• Exercise task
Transcribe the entries exactly; images are not part of the copy.

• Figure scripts
---*---

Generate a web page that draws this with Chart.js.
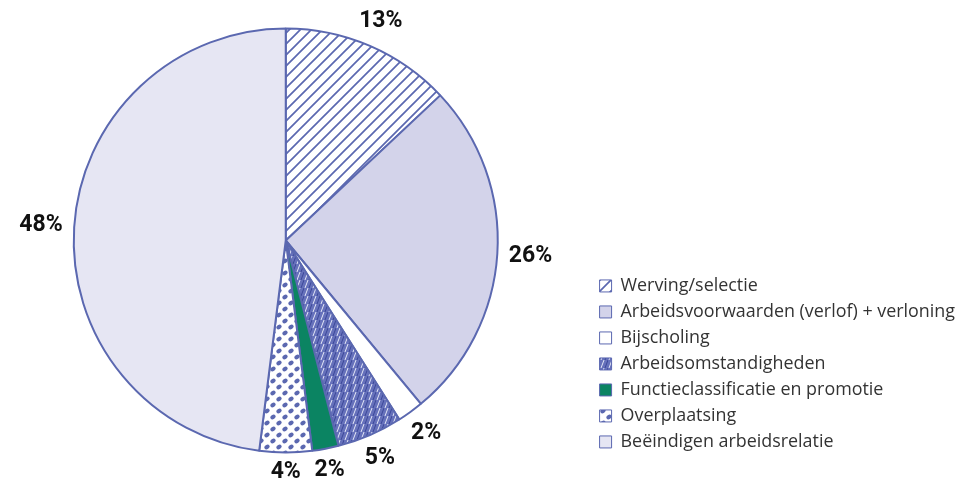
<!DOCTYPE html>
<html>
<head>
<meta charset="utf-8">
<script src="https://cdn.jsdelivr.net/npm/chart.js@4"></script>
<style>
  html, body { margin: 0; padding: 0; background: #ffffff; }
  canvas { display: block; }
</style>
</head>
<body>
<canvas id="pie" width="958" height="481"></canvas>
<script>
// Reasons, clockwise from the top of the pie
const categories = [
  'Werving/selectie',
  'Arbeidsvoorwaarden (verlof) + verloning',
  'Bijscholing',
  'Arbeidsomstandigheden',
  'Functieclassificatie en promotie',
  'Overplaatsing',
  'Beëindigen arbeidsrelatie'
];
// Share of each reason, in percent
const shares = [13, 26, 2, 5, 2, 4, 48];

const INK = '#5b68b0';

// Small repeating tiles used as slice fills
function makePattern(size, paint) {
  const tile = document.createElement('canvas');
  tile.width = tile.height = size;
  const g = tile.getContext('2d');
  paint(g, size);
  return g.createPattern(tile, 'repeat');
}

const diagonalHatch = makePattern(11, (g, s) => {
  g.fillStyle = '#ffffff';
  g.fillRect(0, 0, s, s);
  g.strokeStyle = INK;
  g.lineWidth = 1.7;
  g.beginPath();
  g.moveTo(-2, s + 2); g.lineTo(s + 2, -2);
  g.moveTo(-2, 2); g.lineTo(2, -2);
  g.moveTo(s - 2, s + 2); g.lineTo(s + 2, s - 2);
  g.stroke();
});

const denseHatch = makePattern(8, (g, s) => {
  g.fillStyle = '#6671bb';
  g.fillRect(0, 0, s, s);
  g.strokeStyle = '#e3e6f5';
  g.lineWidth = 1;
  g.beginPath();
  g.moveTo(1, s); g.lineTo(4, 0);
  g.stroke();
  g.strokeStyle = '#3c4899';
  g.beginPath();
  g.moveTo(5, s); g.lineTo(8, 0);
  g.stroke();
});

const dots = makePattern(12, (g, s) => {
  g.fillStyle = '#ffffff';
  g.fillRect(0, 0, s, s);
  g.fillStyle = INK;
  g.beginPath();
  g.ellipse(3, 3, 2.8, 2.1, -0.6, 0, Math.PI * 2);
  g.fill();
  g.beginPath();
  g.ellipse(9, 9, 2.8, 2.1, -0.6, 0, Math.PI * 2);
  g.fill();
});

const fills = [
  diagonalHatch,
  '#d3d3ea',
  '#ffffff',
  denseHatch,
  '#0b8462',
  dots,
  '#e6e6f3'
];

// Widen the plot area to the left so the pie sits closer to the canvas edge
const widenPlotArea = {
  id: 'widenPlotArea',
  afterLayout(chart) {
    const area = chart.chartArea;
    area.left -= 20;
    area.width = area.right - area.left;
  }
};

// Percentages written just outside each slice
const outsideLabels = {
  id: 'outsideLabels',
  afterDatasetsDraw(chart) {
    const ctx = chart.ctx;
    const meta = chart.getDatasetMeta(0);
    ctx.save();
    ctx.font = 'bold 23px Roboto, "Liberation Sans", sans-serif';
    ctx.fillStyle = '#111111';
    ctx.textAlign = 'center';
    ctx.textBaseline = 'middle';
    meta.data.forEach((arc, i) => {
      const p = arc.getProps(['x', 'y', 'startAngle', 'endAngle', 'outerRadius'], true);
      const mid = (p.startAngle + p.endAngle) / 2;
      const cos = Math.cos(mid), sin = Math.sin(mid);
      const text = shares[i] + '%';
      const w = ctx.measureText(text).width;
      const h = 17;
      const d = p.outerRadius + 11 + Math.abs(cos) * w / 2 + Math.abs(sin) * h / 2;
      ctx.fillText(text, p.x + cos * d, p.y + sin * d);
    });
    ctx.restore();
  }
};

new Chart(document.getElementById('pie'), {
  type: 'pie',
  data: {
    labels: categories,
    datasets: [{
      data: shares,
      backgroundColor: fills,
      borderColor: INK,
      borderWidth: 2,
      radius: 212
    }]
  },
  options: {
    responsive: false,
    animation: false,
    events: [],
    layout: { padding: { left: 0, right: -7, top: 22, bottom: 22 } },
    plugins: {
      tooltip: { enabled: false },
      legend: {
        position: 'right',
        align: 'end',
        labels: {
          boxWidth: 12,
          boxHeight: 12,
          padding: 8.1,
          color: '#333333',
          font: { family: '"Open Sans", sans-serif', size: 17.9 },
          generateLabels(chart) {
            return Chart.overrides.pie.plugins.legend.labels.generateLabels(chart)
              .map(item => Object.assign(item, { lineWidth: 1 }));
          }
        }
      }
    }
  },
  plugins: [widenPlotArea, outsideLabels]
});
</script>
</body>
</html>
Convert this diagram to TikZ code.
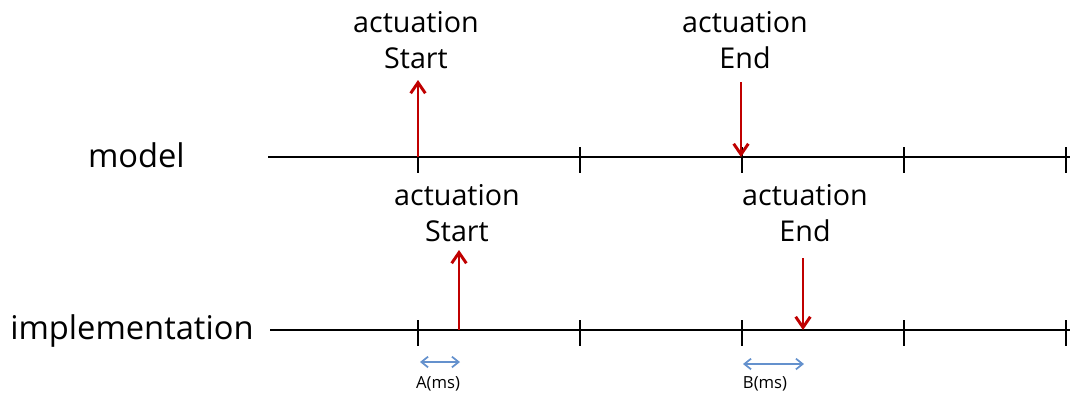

---*---

• Result below
Generate a web page that draws this with Chart.js.
<!DOCTYPE html>
<html>
<head>
<meta charset="utf-8">
<script src="https://cdn.jsdelivr.net/npm/chart.js@4"></script>
<style>
  html, body { margin: 0; padding: 0; background: #ffffff; }
  canvas { display: block; }
</style>
</head>
<body>
<canvas id="pie" width="958" height="481"></canvas>
<script>
// Reasons, clockwise from the top of the pie
const categories = [
  'Werving/selectie',
  'Arbeidsvoorwaarden (verlof) + verloning',
  'Bijscholing',
  'Arbeidsomstandigheden',
  'Functieclassificatie en promotie',
  'Overplaatsing',
  'Beëindigen arbeidsrelatie'
];
// Share of each reason, in percent
const shares = [13, 26, 2, 5, 2, 4, 48];

const INK = '#5b68b0';

// Small repeating tiles used as slice fills
function makePattern(size, paint) {
  const tile = document.createElement('canvas');
  tile.width = tile.height = size;
  const g = tile.getContext('2d');
  paint(g, size);
  return g.createPattern(tile, 'repeat');
}

const diagonalHatch = makePattern(11, (g, s) => {
  g.fillStyle = '#ffffff';
  g.fillRect(0, 0, s, s);
  g.strokeStyle = INK;
  g.lineWidth = 1.7;
  g.beginPath();
  g.moveTo(-2, s + 2); g.lineTo(s + 2, -2);
  g.moveTo(-2, 2); g.lineTo(2, -2);
  g.moveTo(s - 2, s + 2); g.lineTo(s + 2, s - 2);
  g.stroke();
});

const denseHatch = makePattern(8, (g, s) => {
  g.fillStyle = '#6671bb';
  g.fillRect(0, 0, s, s);
  g.strokeStyle = '#e3e6f5';
  g.lineWidth = 1;
  g.beginPath();
  g.moveTo(1, s); g.lineTo(4, 0);
  g.stroke();
  g.strokeStyle = '#3c4899';
  g.beginPath();
  g.moveTo(5, s); g.lineTo(8, 0);
  g.stroke();
});

const dots = makePattern(12, (g, s) => {
  g.fillStyle = '#ffffff';
  g.fillRect(0, 0, s, s);
  g.fillStyle = INK;
  g.beginPath();
  g.ellipse(3, 3, 2.8, 2.1, -0.6, 0, Math.PI * 2);
  g.fill();
  g.beginPath();
  g.ellipse(9, 9, 2.8, 2.1, -0.6, 0, Math.PI * 2);
  g.fill();
});

const fills = [
  diagonalHatch,
  '#d3d3ea',
  '#ffffff',
  denseHatch,
  '#0b8462',
  dots,
  '#e6e6f3'
];

// Widen the plot area to the left so the pie sits closer to the canvas edge
const widenPlotArea = {
  id: 'widenPlotArea',
  afterLayout(chart) {
    const area = chart.chartArea;
    area.left -= 20;
    area.width = area.right - area.left;
  }
};

// Percentages written just outside each slice
const outsideLabels = {
  id: 'outsideLabels',
  afterDatasetsDraw(chart) {
    const ctx = chart.ctx;
    const meta = chart.getDatasetMeta(0);
    ctx.save();
    ctx.font = 'bold 23px Roboto, "Liberation Sans", sans-serif';
    ctx.fillStyle = '#111111';
    ctx.textAlign = 'center';
    ctx.textBaseline = 'middle';
    meta.data.forEach((arc, i) => {
      const p = arc.getProps(['x', 'y', 'startAngle', 'endAngle', 'outerRadius'], true);
      const mid = (p.startAngle + p.endAngle) / 2;
      const cos = Math.cos(mid), sin = Math.sin(mid);
      const text = shares[i] + '%';
      const w = ctx.measureText(text).width;
      const h = 17;
      const d = p.outerRadius + 11 + Math.abs(cos) * w / 2 + Math.abs(sin) * h / 2;
      ctx.fillText(text, p.x + cos * d, p.y + sin * d);
    });
    ctx.restore();
  }
};

new Chart(document.getElementById('pie'), {
  type: 'pie',
  data: {
    labels: categories,
    datasets: [{
      data: shares,
      backgroundColor: fills,
      borderColor: INK,
      borderWidth: 2,
      radius: 212
    }]
  },
  options: {
    responsive: false,
    animation: false,
    events: [],
    layout: { padding: { left: 0, right: -7, top: 22, bottom: 22 } },
    plugins: {
      tooltip: { enabled: false },
      legend: {
        position: 'right',
        align: 'end',
        labels: {
          boxWidth: 12,
          boxHeight: 12,
          padding: 8.1,
          color: '#333333',
          font: { family: '"Open Sans", sans-serif', size: 17.9 },
          generateLabels(chart) {
            return Chart.overrides.pie.plugins.legend.labels.generateLabels(chart)
              .map(item => Object.assign(item, { lineWidth: 1 }));
          }
        }
      }
    }
  },
  plugins: [widenPlotArea, outsideLabels]
});
</script>
</body>
</html>
Convert this diagram to TikZ code.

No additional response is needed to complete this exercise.